The Bee Gees recorded "To Love Somebody" at IBC Studios, London with "Gilbert Green" and "End of My Song" in April 1967 and released it as a single in mid-June.  Redding died in a plane crash later that year, before having a chance to record the song. 

Robin said, "Everyone told us what a great record they thought it was, Other groups all raved about it but for some reason people in Britain just did not seem to like it." Barry said, "I think the reason it didn't do well here was because it's a soul number, Americans loved it, but it just wasn't right for this country".

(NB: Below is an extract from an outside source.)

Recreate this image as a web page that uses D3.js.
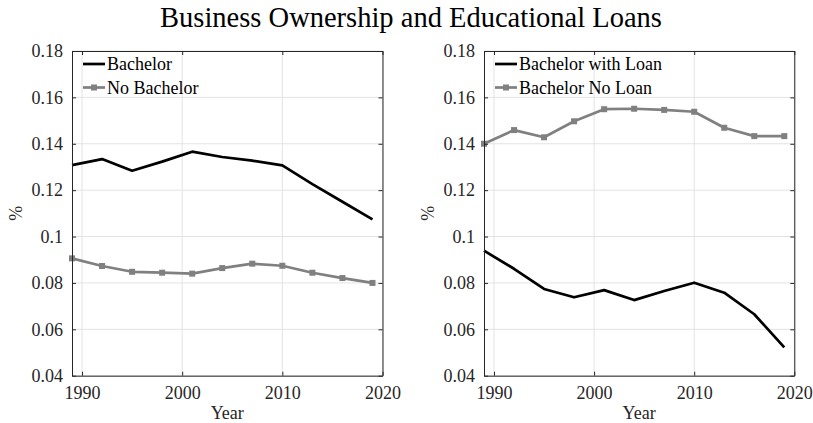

Barry Gibb explained in a June 2001 interview with Mojo magazine:

It was for Robert (Stigwood). I say that unabashedly. He asked me to write a song for him, personally. It was written in New York and played to Otis but, personally, it was for Robert. He meant a great deal to me. I don't think it was a homosexual affection but a tremendous admiration for this man's abilities and gifts.

Reception
Billboard described the single as a "smooth, easy beat ballad" that "should put them right back up there at the top of the Hot 100."

Personnel
 Barry Gibb – lead and backing vocals, rhythm guitar
 Robin Gibb – harmony and backing vocals
 Maurice Gibb – backing vocals, bass guitar
 Vince Melouney – lead guitar
 Colin Petersen – drums
 Bill Shepherd – orchestral arrangement

Charts

Weekly charts

Year-end charts

Michael Bolton version

American singer Michael Bolton covered and released it as a single from his 1992 album Timeless: The Classics. His version reached number 11 on the US Billboard Hot 100 and became his fourth single to peak at number two in Canada, his highest position in that country. It is also his highest-charting single in France, where it reached number seven.

Charts

Weekly charts

Year-end charts

Movie and TV appearances
"To Love Somebody" has been used in several movies including I Love You Phillip Morris, Y Tu Mamá También, Melody, The Wrong Man, My Entire Life, 50/50, Joy, and Glass Onion.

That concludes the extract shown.